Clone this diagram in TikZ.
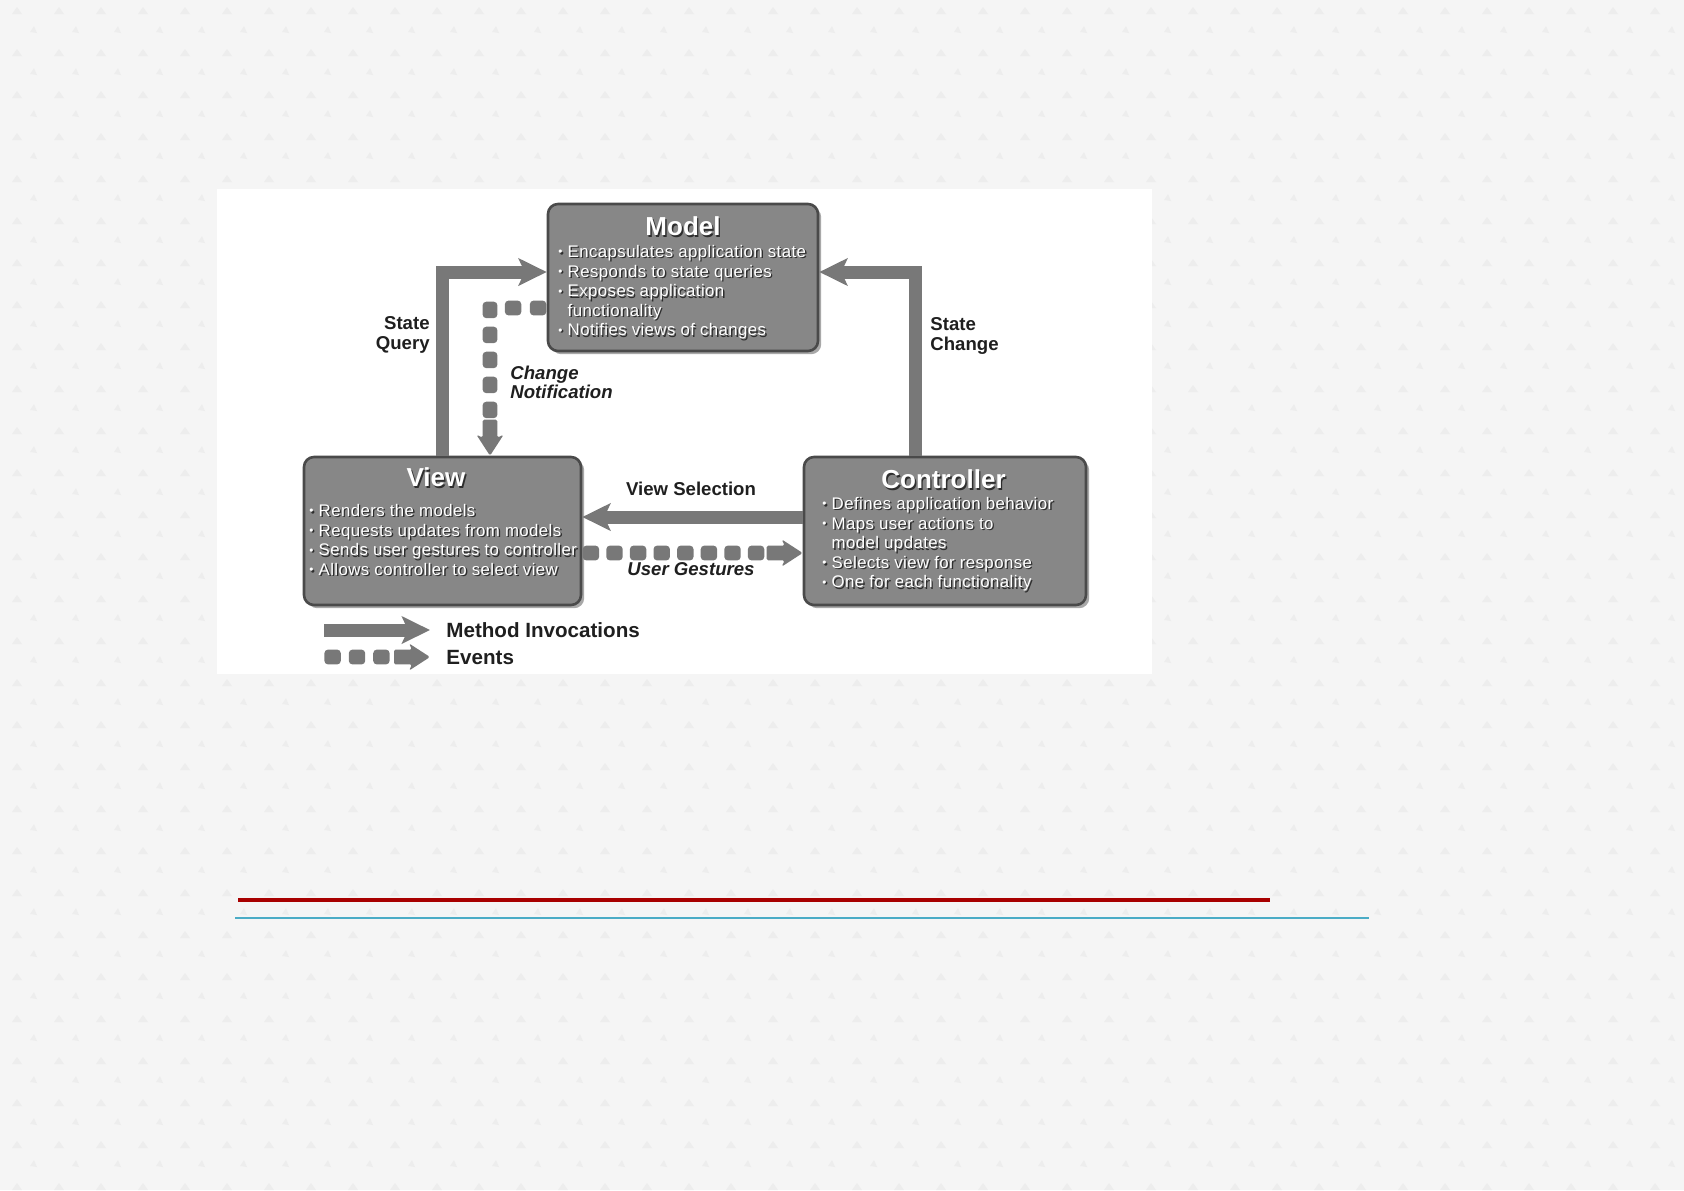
\documentclass[tikz,border=0pt]{standalone}
\usepackage{fontspec}
\setmainfont{Liberation Sans}
\usepackage{graphicx}
\usetikzlibrary{arrows.meta,shadows,decorations.markings}
\definecolor{bgcol}{HTML}{F5F5F5}
\definecolor{bgmark}{HTML}{EDEDED}
\definecolor{boxfill}{HTML}{878787}
\definecolor{boxdraw}{HTML}{4A4A4A}
\definecolor{arrcol}{HTML}{787878}
\definecolor{txtsh}{HTML}{2E2E2E}
\definecolor{redline}{HTML}{A80000}
\definecolor{blueline}{HTML}{4BACC6}
\newcommand\shd[1]{\leavevmode\rlap{\kern0.7pt\raisebox{-0.7pt}{\textcolor{txtsh}{#1}}}#1}
\newcommand\itm[1]{\shd{\raisebox{.2ex}{\scalebox{.7}{•}}\hspace{2.6pt}#1}}
\newcommand\cnt[1]{\shd{\hphantom{\scalebox{.7}{•}}\hspace{2.6pt}#1}}
\begin{document}
\begin{tikzpicture}[x=0.5pt,y=-0.5pt,
  box/.style={draw=boxdraw, line width=1.3pt, fill=boxfill, rounded corners=5pt,
     drop shadow={shadow xshift=1.6pt, shadow yshift=-1.6pt, opacity=.45, fill=black!75}},
  ttl/.style={text=white, font=\bfseries\fontsize{13}{15}\selectfont, inner sep=0pt},
  blt/.style={text=white, font=\fontsize{8.4}{9.8}\selectfont\addfontfeatures{LetterSpace=2.5}, align=left, inner sep=0pt, anchor=north west},
  lbl/.style={font=\bfseries\fontsize{9.3}{9.6}\selectfont, inner sep=0pt, text=black!88},
  ilbl/.style={font=\bfseries\itshape\fontsize{9.3}{9.6}\selectfont, inner sep=0pt, text=black!88},
  leg/.style={font=\bfseries\fontsize{10.3}{12}\selectfont, inner sep=0pt, text=black!88},
  marrow/.style={draw=arrcol, line width=6.5pt, -{Stealth[length=14pt,width=13.5pt,inset=3pt]}},
  evarrow/.style={color=arrcol, postaction={decorate}, decoration={markings,
     mark=between positions 4.3pt and -22pt step #1 with {\fill[rounded corners=1.8pt] (-4.1pt,-3.7pt) rectangle (4.1pt,3.7pt);},
     mark=at position 1 with {\fill[rounded corners=0.8pt] (-18pt,-3.7pt) -- (-9pt,-3.7pt) -- (-10.5pt,-6.8pt) -- (0pt,0pt) -- (-10.5pt,6.8pt) -- (-9pt,3.7pt) -- (-18pt,3.7pt) -- cycle;}}},
  evarrow/.default=12pt,
]
\useasboundingbox (0,0) rectangle (1684,1190);
\fill[bgcol] (0,0) rectangle (1684,1190);
\foreach \i in {0,...,41} {\foreach \j in {0,...,29} {
  \fill[bgmark] (\i*42+12,\j*42+14) -- ++(5,-7) -- ++(5,7) -- cycle;
  \fill[bgmark] (\i*42+30,\j*42+32) -- ++(4,-6) -- ++(3,7) -- cycle;
}}
\fill[white] (217,189) rectangle (1152,674);

% boxes
\node[box, minimum width=135pt, minimum height=73.5pt] (model) at (683,277.5) {};
\node[box, minimum width=138.5pt, minimum height=74pt] (view) at (442.5,531) {};
\node[box, minimum width=141pt, minimum height=74pt] (ctrl) at (945,531) {};

% titles
\node[ttl] (modelT) at (683,227) {\shd{Model}};
\node[ttl] (viewT) at (436,478) {\shd{View}};
\node[ttl] (ctrlT) at (943.5,480) {\shd{Controller}};

% bullets
\node[blt] (modelB) at (558,245) {\itm{Encapsulates application state}\\ \itm{Responds to state queries}\\ \itm{Exposes application}\\ \cnt{functionality}\\ \itm{Notifies views of changes}};
\node[blt] (viewB) at (309,504) {\itm{Renders the models}\\ \itm{Requests updates from models}\\ \itm{Sends user gestures to controller}\\ \itm{Allows controller to select view}};
\node[blt] (ctrlB) at (822,497) {\itm{Defines application behavior}\\ \itm{Maps user actions to}\\ \cnt{model updates}\\ \itm{Selects view for response}\\ \itm{One for each functionality}};

% method invocation arrows
\draw[marrow] (view.north) |- ([yshift=2.75pt]model.west);
\draw[marrow] ([xshift=-15pt]ctrl.north) |- ([yshift=2.75pt]model.east);
\draw[marrow] ([yshift=7pt]ctrl.west) -- ([yshift=7pt]view.east);

% event arrows
\path[evarrow=12.5pt] ([yshift=-15.25pt]model.west) -| ([xshift=23.75pt]view.north);
\path[evarrow=11.8pt] ([yshift=-11pt]view.east) -- ([yshift=-11pt]ctrl.west);

% labels
\node[lbl, align=right, anchor=east] (sq) at (430,335) {State\\Query};
\node[lbl, align=left, anchor=west] (sc) at (930,336) {State\\Change};
\node[ilbl, align=left, anchor=west] (cn) at (510,382) {Change\\Notification};
\node[lbl] (vs) at (691,489) {View Selection};
\node[ilbl] (ug) at (691,569) {User Gestures};

% legend
\coordinate (m0) at (324,630);
\coordinate (m1) at (430,630);
\draw[marrow] (m0) -- (m1);
\node[leg, anchor=west] (mi) at (446,630) {Method Invocations};
\coordinate (e0) at (324,657);
\coordinate (e1) at (430,657);
\path[evarrow=12.2pt] (e0) -- (e1);
\node[leg, anchor=west] (ev) at (446,657) {Events};

% slide rules
\draw[redline, line width=1.8pt] (238,900) -- (1270,900);
\draw[blueline, line width=0.7pt] (235,918) -- (1369,918);
\end{tikzpicture}
\end{document}
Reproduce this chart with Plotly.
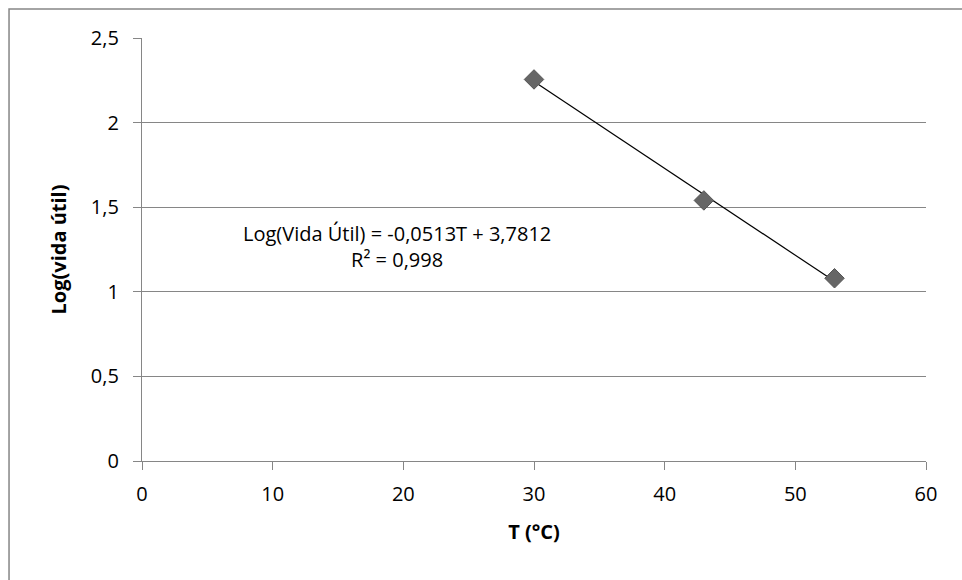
import plotly.graph_objects as go

# Temperature (°C) and log of shelf life
temperatura = [30, 43, 53]
log_vida = [2.255, 1.54, 1.08]

# Linear fit coefficients shown in the equation label
inclinacao = -0.0513
intercepto = 3.7812
r2 = 0.998

x_ticks = [0, 10, 20, 30, 40, 50, 60]
y_ticks = [0, 0.5, 1, 1.5, 2, 2.5]

FONT = "Open Sans"
GRID = "#868686"

t_fit = [min(temperatura), max(temperatura)]
y_fit = [inclinacao * t + intercepto for t in t_fit]

fig = go.Figure()
fig.add_trace(go.Scatter(
    x=t_fit, y=y_fit, mode="lines",
    line=dict(color="black", width=1.2),
    hoverinfo="skip", showlegend=False,
))
fig.add_trace(go.Scatter(
    x=temperatura, y=log_vida, mode="markers",
    marker=dict(symbol="diamond", size=15, color="#666666",
                line=dict(color="#555555", width=1)),
    showlegend=False,
))

fig.add_annotation(
    x=19.55, y=1.27, xref="x", yref="y",
    text="Log(Vida Útil) = -0,0513T + 3,7812<br>R² = 0,998",
    showarrow=False, align="center",
    font=dict(family=FONT, size=20, color="black"),
)

# Chart frame
fig.add_shape(type="rect", xref="paper", yref="paper",
              x0=-0.1696, x1=1.2, y0=-0.5, y1=1.0686,
              line=dict(color=GRID, width=1.5), layer="below")

fig.update_layout(
    width=962, height=580,
    margin=dict(l=142, r=36, t=38, b=119),
    paper_bgcolor="white", plot_bgcolor="white",
    separators=", ",
    font=dict(family=FONT, size=20, color="black"),
    xaxis=dict(
        range=[0, 60], tickvals=x_ticks, showgrid=False,
        showline=True, linecolor=GRID, linewidth=1.3,
        ticks="outside", ticklen=8, tickcolor=GRID, tickwidth=1.3,
        tickfont=dict(family=FONT, size=20), ticklabelstandoff=7,
        zeroline=False,
        title=dict(text="<b>T (°C)</b>", font=dict(family=FONT, size=20), standoff=18),
    ),
    yaxis=dict(
        range=[0, 2.5], tickvals=y_ticks, showgrid=True,
        gridcolor=GRID, gridwidth=1.3,
        showline=True, linecolor=GRID, linewidth=1.3,
        ticks="outside", ticklen=8, tickcolor=GRID, tickwidth=1.3,
        tickfont=dict(family=FONT, size=20), ticklabelstandoff=10,
        zeroline=False,
        title=dict(text="<b>Log(vida útil)</b>", font=dict(family=FONT, size=20), standoff=18),
    ),
)

fig.write_html("out.html")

• • • • • • •

GIVEN REQUEST: Go through the listing above and report how many of its lines contain the word "this", with only the number as output.

THE OUTPUT: 2